(Charts and diagrams as code)
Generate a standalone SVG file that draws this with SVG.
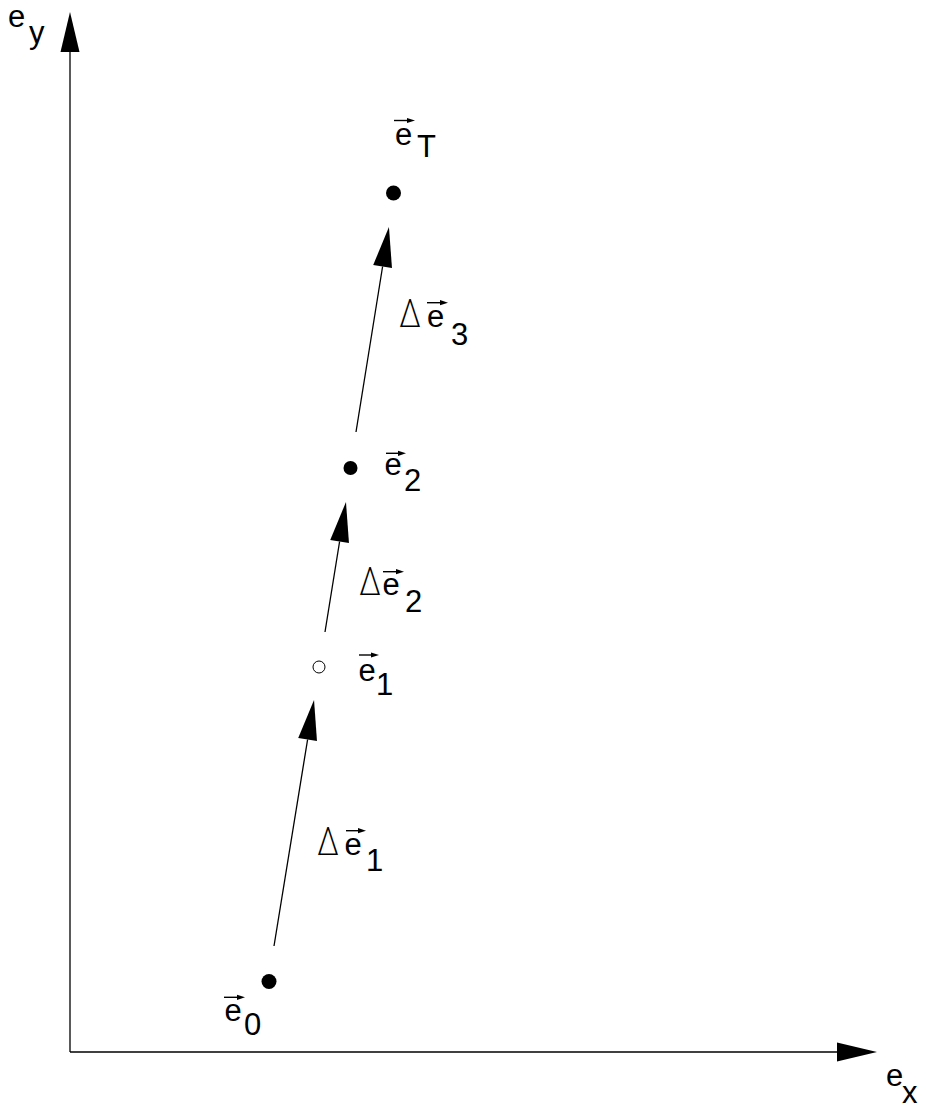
<svg xmlns="http://www.w3.org/2000/svg" width="927" height="1110" viewBox="0 0 927 1110">
<style>
.t{font-family:"Liberation Sans",Arial,sans-serif;font-size:31px;fill:#000}
.d{font-family:Inter,"Liberation Sans",sans-serif;font-weight:200;font-size:38px;fill:#000}
.ln{stroke:#000;stroke-width:1.3;fill:none}
.vl{stroke:#000;stroke-width:1.4;fill:none}
</style>
<defs>
<marker id="big" markerUnits="userSpaceOnUse" viewBox="0 -10 40 20" refX="0" refY="0" markerWidth="40" markerHeight="20" orient="auto" overflow="visible">
<path d="M0,-9.5 L40,0 L0,9.5 Z" fill="#000"/>
</marker>
<marker id="sm" markerUnits="userSpaceOnUse" viewBox="0 -3 8 6" refX="0" refY="0" markerWidth="8" markerHeight="6" orient="auto" overflow="visible">
<path d="M0,-2.6 L8,0 L0,2.6 Z" fill="#000"/>
</marker>
</defs>
<rect width="927" height="1110" fill="#fff"/>
<g id="connectors">
<line id="axis-y" class="ln" x1="70" y1="1052" x2="70" y2="52" marker-end="url(#big)"/>
<line id="axis-x" class="ln" x1="70" y1="1052" x2="837" y2="1052" marker-end="url(#big)"/>
<line id="arrow1" class="ln" x1="274" y1="946" x2="307.6" y2="739.5" marker-end="url(#big)"/>
<line id="arrow2" class="ln" x1="325" y1="632" x2="339.6" y2="541.5" marker-end="url(#big)"/>
<line id="arrow3" class="ln" x1="356" y1="432" x2="382.6" y2="266.5" marker-end="url(#big)"/>
</g>
<g id="label-ey">
<text class="t" x="8" y="27">e</text><text class="t" x="29" y="43">y</text>
</g>
<g id="label-ex">
<text class="t" x="886" y="1086">e</text><text class="t" x="902" y="1103">x</text>
</g>
<g id="node-eT">
<circle cx="393.5" cy="193" r="7.5" fill="#000"/>
<line class="vl" x1="394" y1="120.5" x2="407" y2="120.5" marker-end="url(#sm)"/>
<text class="t" x="395" y="145">e</text><text class="t" x="417" y="157">T</text>
</g>
<g id="label-de3">
<text class="d" x="399" y="327" textLength="22" lengthAdjust="spacingAndGlyphs">Δ</text>
<line class="vl" x1="427" y1="302.7" x2="440" y2="302.7" marker-end="url(#sm)"/>
<text class="t" x="427" y="327">e</text><text class="t" x="451" y="345">3</text>
</g>
<g id="node-e2">
<circle cx="350.5" cy="468" r="7" fill="#000"/>
<line class="vl" x1="386" y1="453.3" x2="398" y2="453.3" marker-end="url(#sm)"/>
<text class="t" x="384.5" y="475">e</text><text class="t" x="404" y="491">2</text>
</g>
<g id="label-de2">
<text class="d" x="359" y="595" textLength="22" lengthAdjust="spacingAndGlyphs">Δ</text>
<line class="vl" x1="383" y1="571.7" x2="396" y2="571.7" marker-end="url(#sm)"/>
<text class="t" x="382.5" y="595">e</text><text class="t" x="405" y="612">2</text>
</g>
<g id="node-e1">
<circle cx="319" cy="667" r="6" fill="#fff" stroke="#000" stroke-width="1"/>
<line class="vl" x1="359" y1="655" x2="371" y2="655" marker-end="url(#sm)"/>
<text class="t" x="358.5" y="681">e</text><text class="t" x="376" y="695">1</text>
</g>
<g id="label-de1">
<text class="d" x="317" y="855" textLength="22" lengthAdjust="spacingAndGlyphs">Δ</text>
<line class="vl" x1="346" y1="830.7" x2="358" y2="830.7" marker-end="url(#sm)"/>
<text class="t" x="344.5" y="855">e</text><text class="t" x="366" y="871">1</text>
</g>
<g id="node-e0">
<circle cx="269" cy="981.5" r="7.5" fill="#000"/>
<line class="vl" x1="224" y1="997.3" x2="237" y2="997.3" marker-end="url(#sm)"/>
<text class="t" x="224.5" y="1021">e</text><text class="t" x="244" y="1035">0</text>
</g>
</svg>
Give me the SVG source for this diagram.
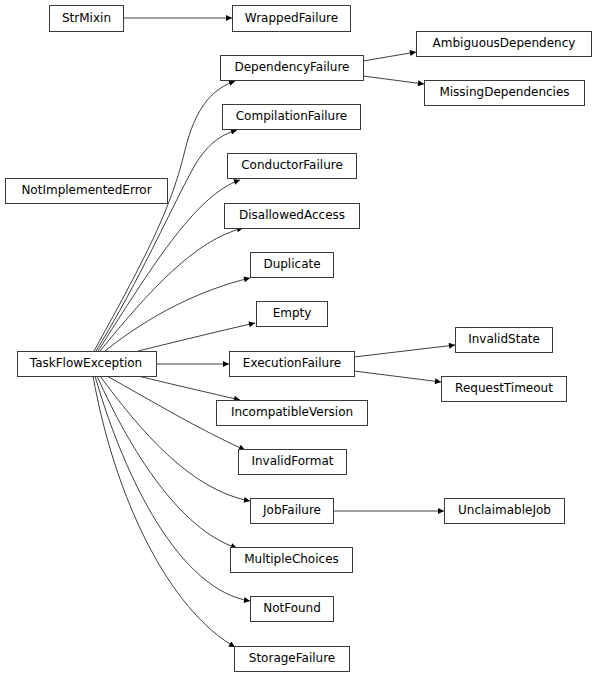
<svg xmlns="http://www.w3.org/2000/svg" width="597" height="677" viewBox="0 0 597 677">
<style>
.n rect{fill:#fff;stroke:#3a3a3a;stroke-width:1}
.n text{font-family:"DejaVu Sans",sans-serif;font-size:12px;fill:#000;text-anchor:middle}
.e path{fill:none;stroke:#000;stroke-width:0.75}
</style>
<defs>
<marker id="ah" viewBox="0 0 10 10" refX="10" refY="5" markerUnits="userSpaceOnUse" markerWidth="9" markerHeight="6" orient="auto">
<path d="M0,0 L10,5 L0,10 z" fill="#000"/>
</marker>
</defs>
<rect width="597" height="677" fill="#fff"/>
<g class="e">
<path d="M124,18 L232,18" marker-end="url(#ah)"/>
<path d="M363,61 L416,52" marker-end="url(#ah)"/>
<path d="M363,76 L424,84" marker-end="url(#ah)"/>
<path d="M94,351 C150,250 172,205 185,150 C195,110 210,90 235,81" marker-end="url(#ah)"/>
<path d="M96,351 C140,280 175,200 195,165 C207,145 220,135 237,130" marker-end="url(#ah)"/>
<path d="M98,351 C150,270 195,195 240,180" marker-end="url(#ah)"/>
<path d="M100,351 C150,290 195,240 243,228" marker-end="url(#ah)"/>
<path d="M105,351 C150,315 200,290 250,278" marker-end="url(#ah)"/>
<path d="M138,351 C175,342 215,332 255,323" marker-end="url(#ah)"/>
<path d="M156,364 L229,364" marker-end="url(#ah)"/>
<path d="M138,376 C175,385 210,393 240,400" marker-end="url(#ah)"/>
<path d="M107,376 C150,400 200,430 245,450" marker-end="url(#ah)"/>
<path d="M100,376 C140,430 190,490 250,501" marker-end="url(#ah)"/>
<path d="M97,376 C130,450 180,530 237,548" marker-end="url(#ah)"/>
<path d="M95,376 C125,480 180,590 250,601" marker-end="url(#ah)"/>
<path d="M93,376 C115,500 170,610 235,647" marker-end="url(#ah)"/>
<path d="M354,357 L455,345" marker-end="url(#ah)"/>
<path d="M354,371 L441,382" marker-end="url(#ah)"/>
<path d="M333,511 L444,511" marker-end="url(#ah)"/>
</g>
<g id="StrMixin" class="n"><rect x="49.5" y="5.5" width="74" height="26"/><text x="86.5" y="21.5">StrMixin</text></g>
<g id="WrappedFailure" class="n"><rect x="232.5" y="5.5" width="118" height="26"/><text x="291.5" y="21.5">WrappedFailure</text></g>
<g id="AmbiguousDependency" class="n"><rect x="416.5" y="31.5" width="175" height="25"/><text x="504" y="47">AmbiguousDependency</text></g>
<g id="DependencyFailure" class="n"><rect x="220.5" y="55.5" width="143" height="25"/><text x="292" y="71">DependencyFailure</text></g>
<g id="MissingDependencies" class="n"><rect x="424.5" y="80.5" width="160" height="25"/><text x="504.5" y="96">MissingDependencies</text></g>
<g id="CompilationFailure" class="n"><rect x="222.5" y="104.5" width="138" height="25"/><text x="291.5" y="120">CompilationFailure</text></g>
<g id="ConductorFailure" class="n"><rect x="227.5" y="153.5" width="129" height="25"/><text x="292" y="169">ConductorFailure</text></g>
<g id="NotImplementedError" class="n"><rect x="5.5" y="178.5" width="162" height="25"/><text x="86.5" y="194">NotImplementedError</text></g>
<g id="DisallowedAccess" class="n"><rect x="224.5" y="203.5" width="135" height="25"/><text x="292" y="219">DisallowedAccess</text></g>
<g id="Duplicate" class="n"><rect x="250.5" y="252.5" width="83" height="25"/><text x="292" y="268">Duplicate</text></g>
<g id="Empty" class="n"><rect x="256.5" y="301.5" width="71" height="25"/><text x="292" y="317">Empty</text></g>
<g id="InvalidState" class="n"><rect x="455.5" y="327.5" width="97" height="25"/><text x="504" y="343">InvalidState</text></g>
<g id="TaskFlowException" class="n"><rect x="17.5" y="351.5" width="139" height="25"/><text x="86" y="367">TaskFlowException</text></g>
<g id="ExecutionFailure" class="n"><rect x="229.5" y="351.5" width="125" height="25"/><text x="292" y="367">ExecutionFailure</text></g>
<g id="RequestTimeout" class="n"><rect x="441.5" y="376.5" width="125" height="25"/><text x="504" y="392">RequestTimeout</text></g>
<g id="IncompatibleVersion" class="n"><rect x="216.5" y="400.5" width="151" height="25"/><text x="292" y="416">IncompatibleVersion</text></g>
<g id="InvalidFormat" class="n"><rect x="238.5" y="449.5" width="108" height="25"/><text x="292.5" y="465">InvalidFormat</text></g>
<g id="JobFailure" class="n"><rect x="250.5" y="498.5" width="83" height="25"/><text x="292" y="514">JobFailure</text></g>
<g id="UnclaimableJob" class="n"><rect x="444.5" y="498.5" width="120" height="25"/><text x="504.5" y="514">UnclaimableJob</text></g>
<g id="MultipleChoices" class="n"><rect x="230.5" y="547.5" width="122" height="25"/><text x="291.5" y="563">MultipleChoices</text></g>
<g id="NotFound" class="n"><rect x="250.5" y="596.5" width="83" height="25"/><text x="292" y="612">NotFound</text></g>
<g id="StorageFailure" class="n"><rect x="234.5" y="646.5" width="115" height="25"/><text x="292" y="662">StorageFailure</text></g>
</svg>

• Brief
Where a line in the material contains "this", copy that line.

• Solution to the problem
Generate a standalone SVG file that draws this with SVG.
Give me the SVG source for this diagram.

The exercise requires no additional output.